▶ [Do this]:
Copy the data precisely, character for character, and leave out every picture.

▶ [Data extract]:

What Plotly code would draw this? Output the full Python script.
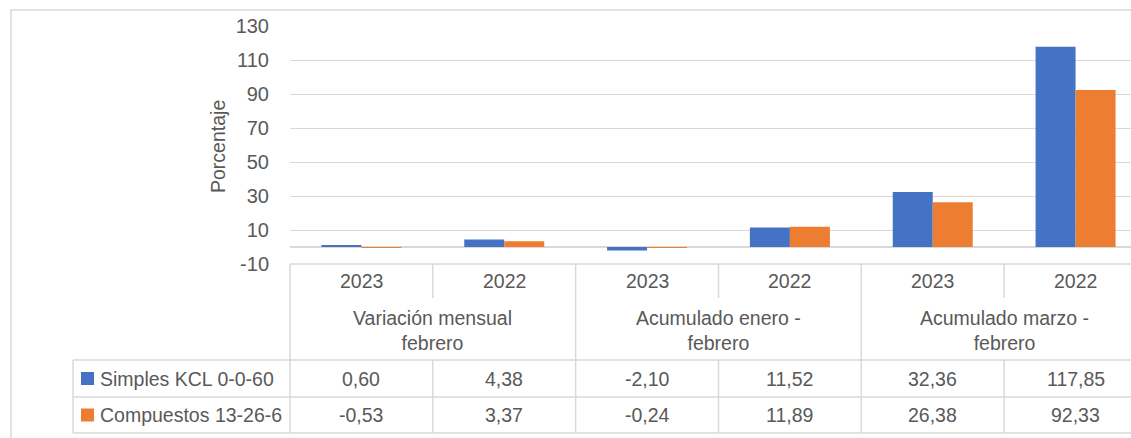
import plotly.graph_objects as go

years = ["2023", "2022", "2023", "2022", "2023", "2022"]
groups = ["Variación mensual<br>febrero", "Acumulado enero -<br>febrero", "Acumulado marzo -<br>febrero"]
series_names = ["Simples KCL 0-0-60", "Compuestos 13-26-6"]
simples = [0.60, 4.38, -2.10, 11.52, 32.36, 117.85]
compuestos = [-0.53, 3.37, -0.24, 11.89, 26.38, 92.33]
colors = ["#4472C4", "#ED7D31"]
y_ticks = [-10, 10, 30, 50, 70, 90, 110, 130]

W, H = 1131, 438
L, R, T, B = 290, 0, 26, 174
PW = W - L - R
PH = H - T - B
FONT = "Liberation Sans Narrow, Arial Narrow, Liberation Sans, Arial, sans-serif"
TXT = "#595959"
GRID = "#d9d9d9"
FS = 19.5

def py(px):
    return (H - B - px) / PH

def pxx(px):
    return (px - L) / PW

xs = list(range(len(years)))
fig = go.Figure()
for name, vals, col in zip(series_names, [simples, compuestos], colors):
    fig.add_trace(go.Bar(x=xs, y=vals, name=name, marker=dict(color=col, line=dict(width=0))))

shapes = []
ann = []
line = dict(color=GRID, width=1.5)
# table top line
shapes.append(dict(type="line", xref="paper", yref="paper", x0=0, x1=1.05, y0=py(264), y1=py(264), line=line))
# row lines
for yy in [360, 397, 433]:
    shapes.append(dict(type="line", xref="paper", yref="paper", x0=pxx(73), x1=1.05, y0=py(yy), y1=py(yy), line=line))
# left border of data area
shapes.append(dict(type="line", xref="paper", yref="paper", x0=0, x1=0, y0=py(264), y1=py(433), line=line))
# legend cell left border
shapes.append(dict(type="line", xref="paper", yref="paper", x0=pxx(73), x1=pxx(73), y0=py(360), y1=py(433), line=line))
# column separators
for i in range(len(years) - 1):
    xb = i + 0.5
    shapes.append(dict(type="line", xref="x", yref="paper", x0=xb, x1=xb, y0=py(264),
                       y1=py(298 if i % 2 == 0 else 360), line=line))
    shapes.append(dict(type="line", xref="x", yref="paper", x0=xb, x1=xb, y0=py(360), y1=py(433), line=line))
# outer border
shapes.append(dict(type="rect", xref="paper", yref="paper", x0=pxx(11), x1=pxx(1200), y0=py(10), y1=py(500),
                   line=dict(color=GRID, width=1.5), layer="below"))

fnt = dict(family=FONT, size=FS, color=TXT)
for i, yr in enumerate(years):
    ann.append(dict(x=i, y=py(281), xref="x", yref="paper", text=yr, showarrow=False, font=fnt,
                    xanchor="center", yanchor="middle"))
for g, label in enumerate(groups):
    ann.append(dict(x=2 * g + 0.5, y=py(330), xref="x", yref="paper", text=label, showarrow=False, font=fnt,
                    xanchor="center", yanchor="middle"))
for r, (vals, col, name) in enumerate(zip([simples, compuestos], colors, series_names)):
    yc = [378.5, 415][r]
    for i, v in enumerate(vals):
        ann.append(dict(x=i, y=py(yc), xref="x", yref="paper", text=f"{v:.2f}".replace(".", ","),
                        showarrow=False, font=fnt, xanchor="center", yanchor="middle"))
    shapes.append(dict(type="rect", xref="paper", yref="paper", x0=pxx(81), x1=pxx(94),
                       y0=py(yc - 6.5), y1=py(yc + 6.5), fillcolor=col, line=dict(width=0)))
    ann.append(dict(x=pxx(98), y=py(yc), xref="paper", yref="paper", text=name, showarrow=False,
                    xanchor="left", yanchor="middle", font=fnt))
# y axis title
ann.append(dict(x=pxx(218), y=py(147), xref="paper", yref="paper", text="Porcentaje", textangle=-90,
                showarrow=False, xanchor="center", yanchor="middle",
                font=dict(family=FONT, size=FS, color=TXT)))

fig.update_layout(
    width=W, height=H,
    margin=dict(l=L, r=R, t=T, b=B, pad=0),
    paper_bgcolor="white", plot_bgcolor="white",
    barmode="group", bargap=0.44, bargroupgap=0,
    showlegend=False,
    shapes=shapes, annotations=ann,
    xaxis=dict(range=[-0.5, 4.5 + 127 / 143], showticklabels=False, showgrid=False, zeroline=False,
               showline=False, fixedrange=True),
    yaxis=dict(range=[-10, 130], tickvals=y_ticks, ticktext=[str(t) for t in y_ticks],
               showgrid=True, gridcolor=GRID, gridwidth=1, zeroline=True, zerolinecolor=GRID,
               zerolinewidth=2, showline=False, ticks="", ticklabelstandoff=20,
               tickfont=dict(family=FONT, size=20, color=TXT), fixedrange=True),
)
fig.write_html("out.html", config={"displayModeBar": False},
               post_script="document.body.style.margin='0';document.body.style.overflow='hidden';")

▶ [Problem solution]:
What Plotly code would draw this? Output the full Python script.
import plotly.graph_objects as go

years = ["2023", "2022", "2023", "2022", "2023", "2022"]
groups = ["Variación mensual<br>febrero", "Acumulado enero -<br>febrero", "Acumulado marzo -<br>febrero"]
series_names = ["Simples KCL 0-0-60", "Compuestos 13-26-6"]
simples = [0.60, 4.38, -2.10, 11.52, 32.36, 117.85]
compuestos = [-0.53, 3.37, -0.24, 11.89, 26.38, 92.33]
colors = ["#4472C4", "#ED7D31"]
y_ticks = [-10, 10, 30, 50, 70, 90, 110, 130]

W, H = 1131, 438
L, R, T, B = 290, 0, 26, 174
PW = W - L - R
PH = H - T - B
FONT = "Liberation Sans Narrow, Arial Narrow, Liberation Sans, Arial, sans-serif"
TXT = "#595959"
GRID = "#d9d9d9"
FS = 19.5

def py(px):
    return (H - B - px) / PH

def pxx(px):
    return (px - L) / PW

xs = list(range(len(years)))
fig = go.Figure()
for name, vals, col in zip(series_names, [simples, compuestos], colors):
    fig.add_trace(go.Bar(x=xs, y=vals, name=name, marker=dict(color=col, line=dict(width=0))))

shapes = []
ann = []
line = dict(color=GRID, width=1.5)
# table top line
shapes.append(dict(type="line", xref="paper", yref="paper", x0=0, x1=1.05, y0=py(264), y1=py(264), line=line))
# row lines
for yy in [360, 397, 433]:
    shapes.append(dict(type="line", xref="paper", yref="paper", x0=pxx(73), x1=1.05, y0=py(yy), y1=py(yy), line=line))
# left border of data area
shapes.append(dict(type="line", xref="paper", yref="paper", x0=0, x1=0, y0=py(264), y1=py(433), line=line))
# legend cell left border
shapes.append(dict(type="line", xref="paper", yref="paper", x0=pxx(73), x1=pxx(73), y0=py(360), y1=py(433), line=line))
# column separators
for i in range(len(years) - 1):
    xb = i + 0.5
    shapes.append(dict(type="line", xref="x", yref="paper", x0=xb, x1=xb, y0=py(264),
                       y1=py(298 if i % 2 == 0 else 360), line=line))
    shapes.append(dict(type="line", xref="x", yref="paper", x0=xb, x1=xb, y0=py(360), y1=py(433), line=line))
# outer border
shapes.append(dict(type="rect", xref="paper", yref="paper", x0=pxx(11), x1=pxx(1200), y0=py(10), y1=py(500),
                   line=dict(color=GRID, width=1.5), layer="below"))

fnt = dict(family=FONT, size=FS, color=TXT)
for i, yr in enumerate(years):
    ann.append(dict(x=i, y=py(281), xref="x", yref="paper", text=yr, showarrow=False, font=fnt,
                    xanchor="center", yanchor="middle"))
for g, label in enumerate(groups):
    ann.append(dict(x=2 * g + 0.5, y=py(330), xref="x", yref="paper", text=label, showarrow=False, font=fnt,
                    xanchor="center", yanchor="middle"))
for r, (vals, col, name) in enumerate(zip([simples, compuestos], colors, series_names)):
    yc = [378.5, 415][r]
    for i, v in enumerate(vals):
        ann.append(dict(x=i, y=py(yc), xref="x", yref="paper", text=f"{v:.2f}".replace(".", ","),
                        showarrow=False, font=fnt, xanchor="center", yanchor="middle"))
    shapes.append(dict(type="rect", xref="paper", yref="paper", x0=pxx(81), x1=pxx(94),
                       y0=py(yc - 6.5), y1=py(yc + 6.5), fillcolor=col, line=dict(width=0)))
    ann.append(dict(x=pxx(98), y=py(yc), xref="paper", yref="paper", text=name, showarrow=False,
                    xanchor="left", yanchor="middle", font=fnt))
# y axis title
ann.append(dict(x=pxx(218), y=py(147), xref="paper", yref="paper", text="Porcentaje", textangle=-90,
                showarrow=False, xanchor="center", yanchor="middle",
                font=dict(family=FONT, size=FS, color=TXT)))

fig.update_layout(
    width=W, height=H,
    margin=dict(l=L, r=R, t=T, b=B, pad=0),
    paper_bgcolor="white", plot_bgcolor="white",
    barmode="group", bargap=0.44, bargroupgap=0,
    showlegend=False,
    shapes=shapes, annotations=ann,
    xaxis=dict(range=[-0.5, 4.5 + 127 / 143], showticklabels=False, showgrid=False, zeroline=False,
               showline=False, fixedrange=True),
    yaxis=dict(range=[-10, 130], tickvals=y_ticks, ticktext=[str(t) for t in y_ticks],
               showgrid=True, gridcolor=GRID, gridwidth=1, zeroline=True, zerolinecolor=GRID,
               zerolinewidth=2, showline=False, ticks="", ticklabelstandoff=20,
               tickfont=dict(family=FONT, size=20, color=TXT), fixedrange=True),
)
fig.write_html("out.html", config={"displayModeBar": False},
               post_script="document.body.style.margin='0';document.body.style.overflow='hidden';")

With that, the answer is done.